General insurance should remain exempt from the ban on conflicted remuneration, the National Insurance Brokers Association (NIBA) has told the Hayne royal commission.
Whether monetary and non-monetary benefits given in relation to general insurance should remain exempt is among issues raised in the commission’s policy questions document following last month’s hearings on insurance.
“NIBA’s response is yes,” the association says in a submission. “NIBA is strongly of the view there has been nothing identified in the hearings or otherwise regarding insurance broker conduct that would reasonably support a recommended change from the exemption as it applies to general insurance brokers.
“In NIBA’s view, the information shows the insurance broking profession is generally acting professionally in the interest of customers, relevant law and community standards and expectations, and recommendations for change based on a principle alone would not be likely to be in the community interest.”

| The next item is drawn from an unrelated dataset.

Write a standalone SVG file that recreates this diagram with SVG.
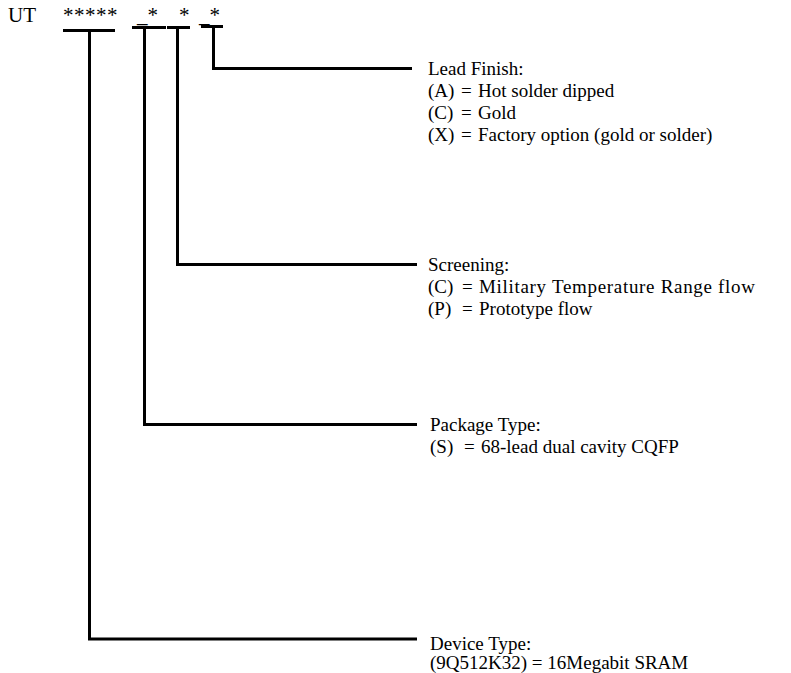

NIBA cites the low incidence of complaints and disputes to the Financial Ombudsman Service (FOS) as justification for the status quo.

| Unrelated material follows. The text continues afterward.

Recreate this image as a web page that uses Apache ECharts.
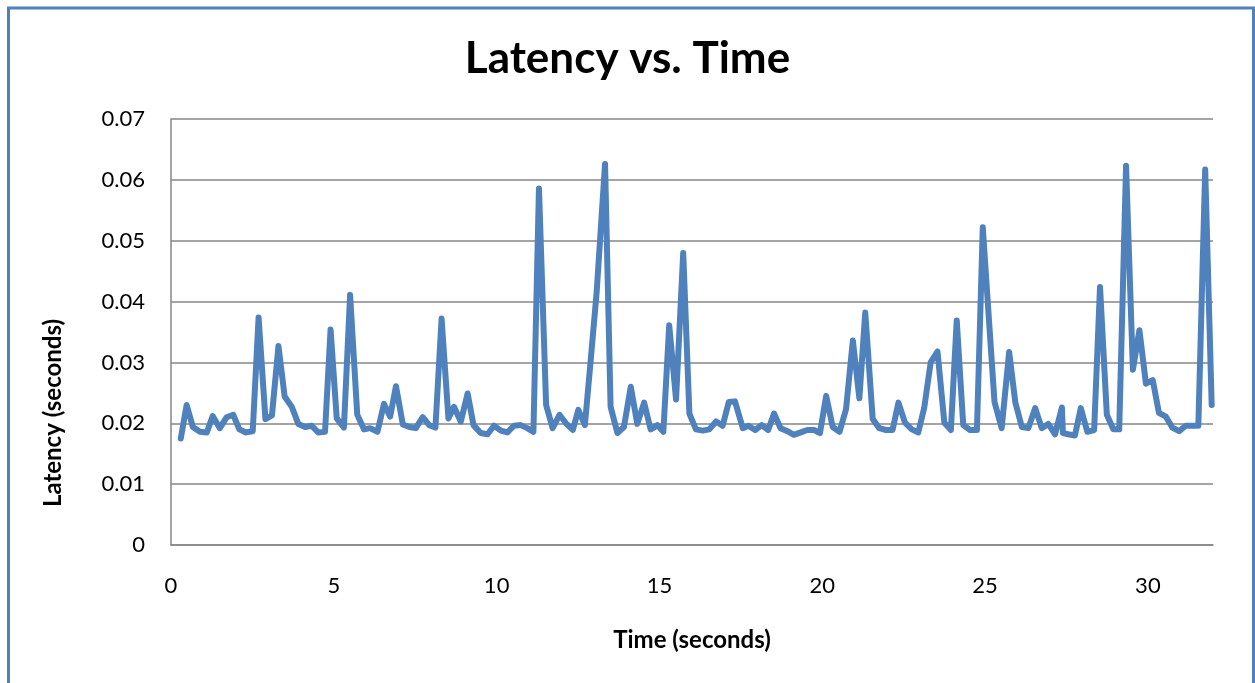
<!DOCTYPE html>
<html>
<head>
<meta charset="utf-8">
<script src="https://cdn.jsdelivr.net/npm/echarts@6/dist/echarts.min.js"></script>
<style>
html,body{margin:0;padding:0;background:#fff;}
#chart{width:1255px;height:683px;}
</style>
</head>
<body>
<div id="chart"></div>
<script>
const chartTitle = 'Latency vs. Time';
const xTitle = 'Time (seconds)';
const yTitle = 'Latency (seconds)';
const timeSec = [0.30,0.48,0.67,0.89,1.10,1.28,1.50,1.71,1.91,2.10,2.30,2.51,2.69,2.90,3.10,3.30,3.49,3.71,3.91,4.12,4.32,4.52,4.73,4.90,5.09,5.31,5.50,5.72,5.93,6.11,6.34,6.54,6.73,6.91,7.12,7.32,7.52,7.73,7.93,8.12,8.31,8.52,8.69,8.90,9.11,9.29,9.51,9.72,9.92,10.13,10.33,10.53,10.74,10.94,11.13,11.30,11.52,11.72,11.93,12.13,12.34,12.51,12.71,12.90,13.07,13.33,13.50,13.71,13.91,14.12,14.32,14.53,14.73,14.94,15.12,15.30,15.51,15.73,15.92,16.12,16.33,16.53,16.74,16.94,17.13,17.32,17.56,17.73,17.94,18.14,18.34,18.52,18.72,18.93,19.13,19.34,19.54,19.75,19.93,20.12,20.32,20.53,20.73,20.94,21.14,21.32,21.55,21.75,21.96,22.16,22.34,22.54,22.75,22.95,23.13,23.33,23.54,23.75,23.95,24.13,24.33,24.54,24.75,24.93,25.13,25.29,25.51,25.74,25.93,26.13,26.33,26.54,26.74,26.94,27.15,27.36,27.39,27.55,27.76,27.94,28.14,28.35,28.53,28.74,28.94,29.12,29.33,29.54,29.74,29.94,30.15,30.34,30.55,30.75,30.96,31.16,31.37,31.55,31.76,31.96];
const latencySec = [0.0175,0.0230,0.0194,0.0186,0.0185,0.0212,0.0192,0.0210,0.0214,0.0190,0.0185,0.0187,0.0374,0.0207,0.0213,0.0327,0.0244,0.0227,0.0199,0.0194,0.0196,0.0185,0.0186,0.0354,0.0208,0.0193,0.0411,0.0214,0.0190,0.0192,0.0186,0.0232,0.0211,0.0261,0.0198,0.0194,0.0192,0.0210,0.0197,0.0193,0.0372,0.0208,0.0227,0.0203,0.0249,0.0197,0.0184,0.0182,0.0196,0.0188,0.0185,0.0196,0.0197,0.0192,0.0186,0.0586,0.0230,0.0192,0.0214,0.0200,0.0189,0.0222,0.0197,0.0310,0.0414,0.0626,0.0227,0.0184,0.0194,0.0260,0.0199,0.0234,0.0190,0.0197,0.0186,0.0361,0.0239,0.0480,0.0216,0.0190,0.0188,0.0190,0.0203,0.0196,0.0235,0.0236,0.0192,0.0196,0.0189,0.0197,0.0189,0.0216,0.0192,0.0187,0.0181,0.0185,0.0189,0.0189,0.0184,0.0245,0.0194,0.0186,0.0223,0.0336,0.0241,0.0382,0.0207,0.0192,0.0189,0.0189,0.0234,0.0201,0.0190,0.0185,0.0225,0.0300,0.0318,0.0201,0.0189,0.0369,0.0197,0.0189,0.0189,0.0522,0.0362,0.0235,0.0192,0.0317,0.0234,0.0194,0.0192,0.0225,0.0192,0.0199,0.0182,0.0226,0.0184,0.0182,0.0180,0.0225,0.0186,0.0189,0.0424,0.0214,0.0190,0.0190,0.0623,0.0288,0.0353,0.0265,0.0271,0.0217,0.0211,0.0193,0.0187,0.0196,0.0196,0.0196,0.0617,0.0230];
const xTicks = [0,5,10,15,20,25,30];
const yTicks = [0,0.01,0.02,0.03,0.04,0.05,0.06,0.07];

const chart = echarts.init(document.getElementById('chart'), null, {renderer:'canvas'});
const FONT = 'Lato, "Open Sans", sans-serif';
const gray = '#868686';
chart.setOption({
  animation:false,
  backgroundColor:'#ffffff',
  title:{
    text:chartTitle, left:'center', top:32,
    textStyle:{fontFamily:FONT, fontWeight:'bold', fontSize:44, color:'#000'}
  },
  grid:{left:171, right:42, top:119, bottom:138, containLabel:false},
  xAxis:{
    type:'value', min:xTicks[0], max:32, interval:5,
    name:xTitle, nameLocation:'middle', nameGap:83,
    nameTextStyle:{fontFamily:FONT, fontWeight:'bold', fontSize:24, color:'#000'},
    axisLine:{show:true, onZero:false, lineStyle:{color:gray, width:1.5}},
    axisTick:{show:false},
    splitLine:{show:false},
    axisLabel:{fontFamily:FONT, fontSize:22, color:'#000', margin:30,
      formatter:v => xTicks.indexOf(v) >= 0 ? String(v) : ''}
  },
  yAxis:{
    type:'value', min:yTicks[0], max:yTicks[yTicks.length-1], interval:0.01,
    axisLine:{show:true, lineStyle:{color:gray, width:1.5}},
    axisTick:{show:false},
    splitLine:{show:true, lineStyle:{color:gray, width:1.5}},
    axisLabel:{fontFamily:FONT, fontSize:22, color:'#000', margin:26,
      formatter:v => { const r = Math.round(v*100)/100; return r === 0 ? '0' : r.toFixed(2); }}
  },
  graphic:[
    {type:'rect', shape:{x:8.5, y:8, width:1245, height:700}, style:{fill:null, stroke:'#4F81BD', lineWidth:3}, silent:true},
    {type:'text', x:53, y:413, rotation:Math.PI/2,
      style:{text:yTitle, fontFamily:FONT, fontWeight:'bold', fontSize:24, fill:'#000', align:'center', verticalAlign:'middle'}}
  ],
  series:[{
    type:'line',
    data:timeSec.map((t,i)=>[t, latencySec[i]]),
    showSymbol:false, symbol:'none',
    lineStyle:{color:'#4F81BD', width:6, join:'round', cap:'round'},
    itemStyle:{color:'#4F81BD'}
  }]
});
</script>
</body>
</html>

While general insurance disputes made up 32% of FOS member disputes last financial year, only 181 were related to brokers, and the figure was down from 216 in 2016/17.
“FOS’ submission to the royal commission in relation to general insurance disputes and life insurance disputes does not mention insurance broker conduct as being of concern,” NIBA says.
“NIBA acknowledges and submits that while general insurance brokers are treated differently in some respects, this is justified because the protection regime that applies to insurance brokers is working and properly protects clients and consumers.”
Consumer advocates have called for a ban on conflicted remuneration to fix “systemic problems” uncovered by the royal commission.